Aber Initiativen wie beispielsweise die jener Anwohner in Treptow, die ihr Gewohnheitsrecht aufs gratis Parken verteidigen wollen, sind hingegen eher egoistischer als altruistischer Natur. Bezahlen tut zwar keiner gerne – schon gar nicht für etwas, das bis eben noch kostenlos war. Aber Parkzonen mit Gebühren machen in größerem Rahmen oft Sinn: Erstens haben Anwohner (die ja billig einen Aufkleber fürs ganze Jahr erwerben können) dann eher einen Parkplatz. Und zweitens soll auf lange Sicht der Autoverkehr eingedämmt werden. Was in Zeiten von Klimawandel und steigenden Benzinpreisen sowohl für die Welt als auch die eigene Geldtasche gut ist.

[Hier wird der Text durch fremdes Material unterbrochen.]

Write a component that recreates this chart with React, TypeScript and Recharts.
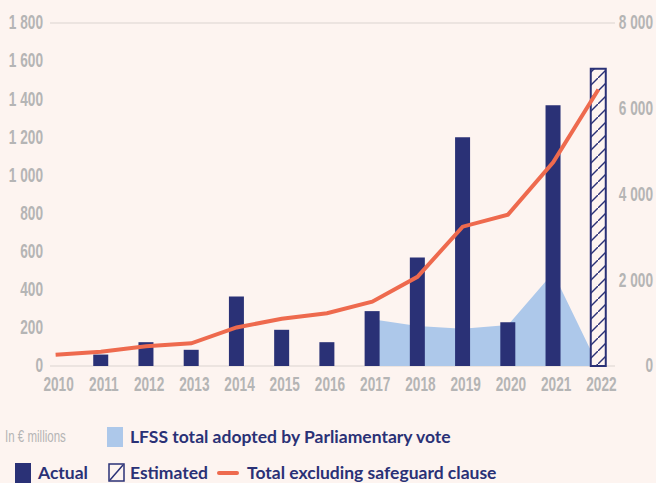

Auch der aussichtslose Kampf gegen den Abriss des Kiehlstegs ist ein Beispiel für kleinräumiges Denken: Ja, natürlich wäre es schöner, wenn der Steg erhalten bleibt. Und, ja, es ist auch überhaupt nicht in Ordnung, wenn die Stadt Aktivisten verarscht wie hier. (Man hatte den vorübergehenden Stillstand des Abrisses versprochen und dann bei Nacht und Nebel doch begonnen.) Doch die Faktenlage ist – glaubt man den offiziellen Zahlen – eindeutig: Der Steg ist baufällig. Seine Sanierung viel teurer als sein Abriss. Die nächste Brücke ist 60 Meter entfernt. Und Berlin ist bekanntlich völlig verschuldet. Demnach ist es aus Sicht der Steuerzahler – also uns allen – besser, wenn der Kiehlsteg abgerissen wird.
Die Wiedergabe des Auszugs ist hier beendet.